Além de ter sido infectado pelo HIV, Timothy Ray Brown, de 44 anos, um americano que vive em Berlim, sofria de leucemia, um câncer que faz com que a medula óssea produza um grande número de células anormais do sangue.
Um dos tratamentos contra a doença é o transplante de células-tronco retiradas da medula do doador para o paciente – essas células podem se multiplicar e formar uma nova medula.
O que os pesquisadores da Universidade de Medicina de Berlim fizeram foi juntar condições favoráveis para o caso de Brown. A primeira é que, por questões genéticas, o paciente tem dificuldade na produção de uma proteína chamada CCR5, um receptor presente nos linfócitos CD4+, células de defesa do organismo que são destruídas pelo HIV. O vírus da Aids usa o CCR5 para se “encaixar” nessas células.
Os médicos, então, escolheram um doador de medula óssea que absolutamente não produz os CCR5 – pessoas com essa característica genética em geral são imunes ao HIV. Isso aconteceu em 2007. Depois de 13 meses, a leucemia voltou para o corpo do paciente, que foi submetido a um novo transplante com células do mesmo doador. Com os transplantes, o vírus da Aids desapareceu do corpo do paciente.
Quando o procedimento foi realizado, a expectativa era de que o HIV voltasse a ser detectado à medida que o sistema imunológico (responsável pelo combate do corpo a infecções) se normalizasse – o tratamento contra leucemia afeta essa defesa do corpo.

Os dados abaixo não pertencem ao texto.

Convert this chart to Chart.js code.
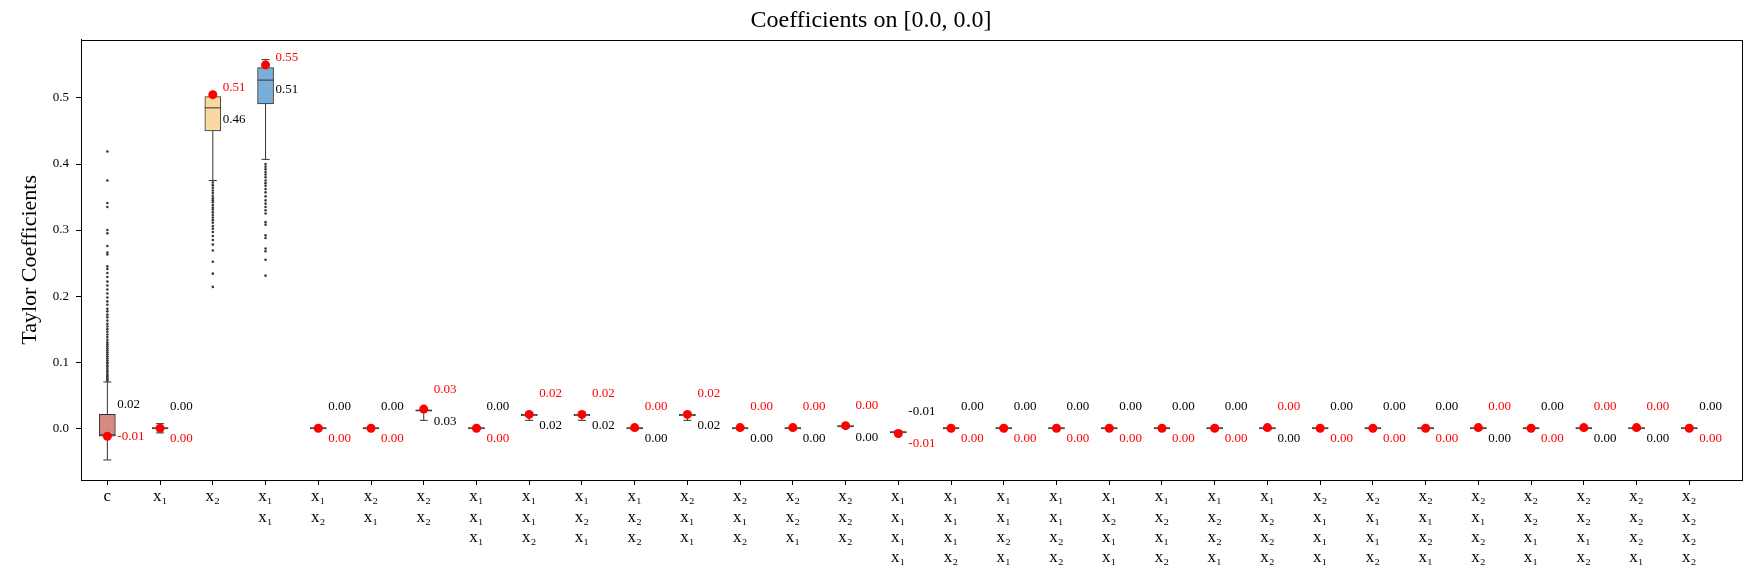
<!DOCTYPE html>
<html>
<head>
<meta charset="utf-8">
<script src="https://cdn.jsdelivr.net/npm/chart.js@4/dist/chart.umd.min.js"></script>
<style>
  html, body { margin: 0; background: #fff; }
  #wrap { width: 1760px; height: 576px; }
</style>
</head>
<body>
<div id="wrap"><canvas id="coefChart"></canvas></div>
<script>
const categories = [
  ['c'], ['x₁'], ['x₂'],
  ['x₁', 'x₁'], ['x₁', 'x₂'], ['x₂', 'x₁'], ['x₂', 'x₂'],
  ['x₁', 'x₁', 'x₁'], ['x₁', 'x₁', 'x₂'], ['x₁', 'x₂', 'x₁'], ['x₁', 'x₂', 'x₂'],
  ['x₂', 'x₁', 'x₁'], ['x₂', 'x₁', 'x₂'], ['x₂', 'x₂', 'x₁'], ['x₂', 'x₂', 'x₂'],
  ['x₁', 'x₁', 'x₁', 'x₁'], ['x₁', 'x₁', 'x₁', 'x₂'], ['x₁', 'x₁', 'x₂', 'x₁'], ['x₁', 'x₁', 'x₂', 'x₂'],
  ['x₁', 'x₂', 'x₁', 'x₁'], ['x₁', 'x₂', 'x₁', 'x₂'], ['x₁', 'x₂', 'x₂', 'x₁'], ['x₁', 'x₂', 'x₂', 'x₂'],
  ['x₂', 'x₁', 'x₁', 'x₁'], ['x₂', 'x₁', 'x₁', 'x₂'], ['x₂', 'x₁', 'x₂', 'x₁'], ['x₂', 'x₁', 'x₂', 'x₂'],
  ['x₂', 'x₂', 'x₁', 'x₁'], ['x₂', 'x₂', 'x₁', 'x₂'], ['x₂', 'x₂', 'x₂', 'x₁'], ['x₂', 'x₂', 'x₂', 'x₂']
];

// box statistics per coefficient
const q1 = [-0.012, -0.001, 0.450, 0.491, -0.001, -0.001, 0.026, -0.001, 0.019, 0.019, -0.001, 0.019, -0.001, -0.001, 0.002, -0.007,
  -0.001, -0.001, -0.001, -0.001, -0.001, -0.001, -0.001, -0.001, -0.001, -0.001, -0.001, -0.001, -0.001, -0.001, -0.001];
const medians = [-0.010, 0, 0.485, 0.527, 0, 0, 0.027, 0, 0.020, 0.020, 0, 0.020, 0, 0, 0.003, -0.006,
  0, 0, 0, 0, 0, 0, 0, 0, 0, 0, 0, 0, 0, 0, 0];
const q3 = [0.021, 0.001, 0.502, 0.546, 0.001, 0.001, 0.028, 0.001, 0.021, 0.021, 0.001, 0.021, 0.001, 0.001, 0.004, -0.005,
  0.001, 0.001, 0.001, 0.001, 0.001, 0.001, 0.001, 0.001, 0.001, 0.001, 0.001, 0.001, 0.001, 0.001, 0.001];
const whiskerLow = [-0.048, -0.007, 0.375, 0.407, -0.002, -0.002, 0.012, -0.002, 0.012, 0.012, -0.002, 0.012, -0.002, -0.002, 0.001, -0.008,
  -0.002, -0.002, -0.002, -0.002, -0.002, -0.002, -0.002, -0.002, -0.002, -0.002, -0.002, -0.002, -0.002, -0.002, -0.002];
const whiskerHigh = [0.070, 0.007, 0.503, 0.558, 0.002, 0.002, 0.029, 0.002, 0.022, 0.022, 0.002, 0.022, 0.002, 0.002, 0.005, -0.004,
  0.002, 0.002, 0.002, 0.002, 0.002, 0.002, 0.002, 0.002, 0.002, 0.002, 0.002, 0.002, 0.002, 0.002, 0.002];

// mean of the samples (black label) and the true coefficient (red dot)
const means = [0.021, 0.001, 0.462, 0.508, 0.001, 0.001, 0.026, 0.001, 0.019, 0.019, 0.000, 0.019, 0.000, 0.000, 0.002, -0.006,
  0.001, 0.001, 0.001, 0.001, 0.001, 0.001, 0.000, 0.001, 0.001, 0.001, 0.000, 0.001, 0.000, 0.000, 0.001];
const trueVals = [-0.012, 0.000, 0.505, 0.550, 0.000, 0.000, 0.029, 0.000, 0.021, 0.021, 0.001, 0.021, 0.001, 0.001, 0.004, -0.008,
  0.000, 0.000, 0.000, 0.000, 0.000, 0.000, 0.001, 0.000, 0.000, 0.000, 0.001, 0.000, 0.001, 0.001, 0.000];

// fliers
const outliersC = [0.072, 0.074, 0.076, 0.078, 0.080, 0.082, 0.085, 0.087, 0.090, 0.093, 0.095, 0.098, 0.100, 0.103, 0.106,
  0.109, 0.112, 0.115, 0.118, 0.121, 0.124, 0.127, 0.130, 0.134, 0.138, 0.142, 0.146, 0.150, 0.154, 0.158, 0.163, 0.168,
  0.172, 0.177, 0.181, 0.187, 0.192, 0.198, 0.204, 0.210, 0.216, 0.222, 0.229, 0.235, 0.241, 0.245, 0.263, 0.266, 0.276,
  0.295, 0.300, 0.335, 0.341, 0.375, 0.419];
const outliersX2 = [0.372, 0.368, 0.364, 0.360, 0.356, 0.352, 0.348, 0.345, 0.342, 0.338, 0.334, 0.331, 0.327, 0.323, 0.319,
  0.315, 0.311, 0.306, 0.302, 0.297, 0.291, 0.285, 0.278, 0.269, 0.252, 0.234, 0.214];
const outliersX1X1 = [0.400, 0.396, 0.392, 0.388, 0.384, 0.380, 0.375, 0.371, 0.367, 0.362, 0.357, 0.351, 0.345, 0.340, 0.335,
  0.330, 0.325, 0.312, 0.308, 0.292, 0.288, 0.272, 0.268, 0.255, 0.231];

const yTicks = [0, 0.1, 0.2, 0.3, 0.4, 0.5];

const boxColors = ['#d68a80', '#9fc5e0', '#f9d9a1', '#79aed6', '#b7d7a8', '#e8b4c8', '#c9c9c9', '#f4c48a'];
const serif = "'Liberation Serif', 'DejaVu Serif', serif";

const flierPoints = [];
outliersC.forEach(v => flierPoints.push({x: 0, y: v}));
outliersX2.forEach(v => flierPoints.push({x: 2, y: v}));
outliersX1X1.forEach(v => flierPoints.push({x: 3, y: v}));

const boxExtras = {
  id: 'boxExtras',
  afterDatasetDraw(chart, args) {
    if (args.index !== 0) return;
    const ctx = chart.ctx;
    const xs = chart.scales.x, ys = chart.scales.y;
    const half = 8, cap = 4;
    ctx.save();
    ctx.strokeStyle = '#333';
    ctx.lineWidth = 1;
    categories.forEach((_, i) => {
      const x = xs.getPixelForValue(i);
      const yl = ys.getPixelForValue(whiskerLow[i]);
      const yh = ys.getPixelForValue(whiskerHigh[i]);
      const y1 = ys.getPixelForValue(q1[i]);
      const y3 = ys.getPixelForValue(q3[i]);
      const ym = ys.getPixelForValue(medians[i]);
      ctx.beginPath();
      ctx.moveTo(x, y1); ctx.lineTo(x, yl);
      ctx.moveTo(x, y3); ctx.lineTo(x, yh);
      ctx.moveTo(x - cap, yl); ctx.lineTo(x + cap, yl);
      ctx.moveTo(x - cap, yh); ctx.lineTo(x + cap, yh);
      ctx.moveTo(x - half, ym); ctx.lineTo(x + half, ym);
      ctx.stroke();
    });
    ctx.restore();
  },
  afterDatasetsDraw(chart) {
    const ctx = chart.ctx;
    const xs = chart.scales.x, ys = chart.scales.y;
    ctx.save();
    ctx.font = '13px ' + serif;
    ctx.textAlign = 'left';
    ctx.textBaseline = 'middle';
    categories.forEach((_, i) => {
      const x = xs.getPixelForValue(i) + 10;
      const blackFirst = means[i] > trueVals[i];
      const upVal = blackFirst ? means[i] : trueVals[i];
      const lowVal = blackFirst ? trueVals[i] : means[i];
      let yu = ys.getPixelForValue(upVal) - 5;
      let yl = ys.getPixelForValue(lowVal) - 5;
      if (yl - yu < 32) {
        const mid = (yu + yl) / 2;
        yu = mid - 16;
        yl = mid + 16;
      }
      ctx.fillStyle = blackFirst ? '#000' : 'red';
      ctx.fillText(upVal.toFixed(2), x, yu);
      ctx.fillStyle = blackFirst ? 'red' : '#000';
      ctx.fillText(lowVal.toFixed(2), x, yl);
    });
    ctx.restore();
  },
  afterDraw(chart) {
    const {ctx, chartArea: a} = chart;
    ctx.save();
    ctx.strokeStyle = '#000';
    ctx.lineWidth = 1;
    ctx.strokeRect(Math.round(a.left) + 0.5, Math.round(a.top) + 0.5, Math.round(a.right - a.left), Math.round(a.bottom - a.top));
    ctx.restore();
  }
};

new Chart(document.getElementById('coefChart'), {
  type: 'bar',
  data: {
    datasets: [
      {
        type: 'bar',
        data: categories.map((_, i) => ({x: i, y: [q1[i], q3[i]]})),
        backgroundColor: categories.map((_, i) => boxColors[i % boxColors.length]),
        borderColor: '#333',
        borderWidth: 1,
        borderSkipped: false,
        barThickness: 16,
        grouped: false,
        order: 3
      },
      {
        type: 'scatter',
        data: flierPoints,
        pointRadius: 1.3,
        pointBackgroundColor: '#3a3a3a',
        pointBorderWidth: 0,
        order: 2
      },
      {
        type: 'scatter',
        data: categories.map((_, i) => ({x: i, y: trueVals[i]})),
        pointRadius: 4.5,
        pointBackgroundColor: 'red',
        pointBorderWidth: 0,
        order: 0
      }
    ]
  },
  options: {
    responsive: true,
    maintainAspectRatio: false,
    animation: false,
    devicePixelRatio: 1,
    layout: { padding: { left: 0, right: 18, top: 0, bottom: 0 } },
    plugins: {
      legend: { display: false },
      tooltip: { enabled: false },
      title: {
        display: true,
        text: 'Coefficients on [0.0, 0.0]',
        color: '#000',
        font: { family: serif, size: 24, weight: 'normal' },
        padding: { top: 6, bottom: 5 }
      }
    },
    scales: {
      x: {
        type: 'linear',
        min: -0.5,
        max: 31,
        offset: false,
        afterBuildTicks: scale => { scale.ticks = categories.map((_, i) => ({value: i})); },
        afterFit: scale => { scale.height = 96; },
        grid: { display: true, offset: false, drawOnChartArea: false, drawTicks: true, tickLength: 5, color: '#000' },
        border: { display: true, color: '#000' },
        ticks: {
          autoSkip: false,
          maxRotation: 0,
          padding: 2,
          color: '#000',
          font: { family: serif, size: 17, lineHeight: 1.18 },
          callback: v => categories[v]
        }
      },
      y: {
        min: -0.0783,
        max: 0.588,
        afterBuildTicks: scale => { scale.ticks = yTicks.map(v => ({value: v})); },
        afterFit: scale => { scale.width = 81; },
        grid: { display: true, drawOnChartArea: false, drawTicks: true, tickLength: 5, color: '#000' },
        border: { display: true, color: '#000' },
        ticks: {
          padding: 7,
          color: '#000',
          font: { family: serif, size: 13 },
          callback: v => v.toFixed(1)
        },
        title: {
          display: true,
          text: 'Taylor Coefficients',
          color: '#000',
          font: { family: serif, size: 22 },
          padding: { top: 17, bottom: 0 }
        }
      }
    }
  },
  plugins: [boxExtras]
});
</script>
</body>
</html>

Entretanto, mais de três anos depois do primeiro transplante e vários meses após o fim do tratamento contra o câncer, o nível de linfócitos CD4+ no paciente está normal e não há sinal do vírus.
Em um estudo divulgado na revista científica Blood, os pesquisadores dizem que os resultados “sugerem fortemente que o paciente foi curado”.
Apesar da boa notícia, o procedimento não pode ser aplicado a todo mundo, diz Ricardo Sobhie Diaz, infectologista da Unifesp (Universidade Federal de São Paulo). O primeiro motivo é que as condições para o tratamento de Brown eram especiais: ele estava com leucemia, já teria de passar por um transplante de medula e produzia menos receptores CCR5. O médico diz que se trata de algo arriscado.
– A mortalidade após um transplante de medula é muito alta. O paciente provavelmente não iria morrer pelo HIV, porque hoje há um tratamento efetivo contra ele, mas poderia morrer por causa da intervenção, do transplante para curar o vírus.
Mas o médico reconhece que o experimento serve como um conceito que poderá ser explorado pelos cientistas na busca pela cura da doença.
– Talvez possamos tentar nocautear os receptores nas células, mas isso não seria feito por meio de transplante.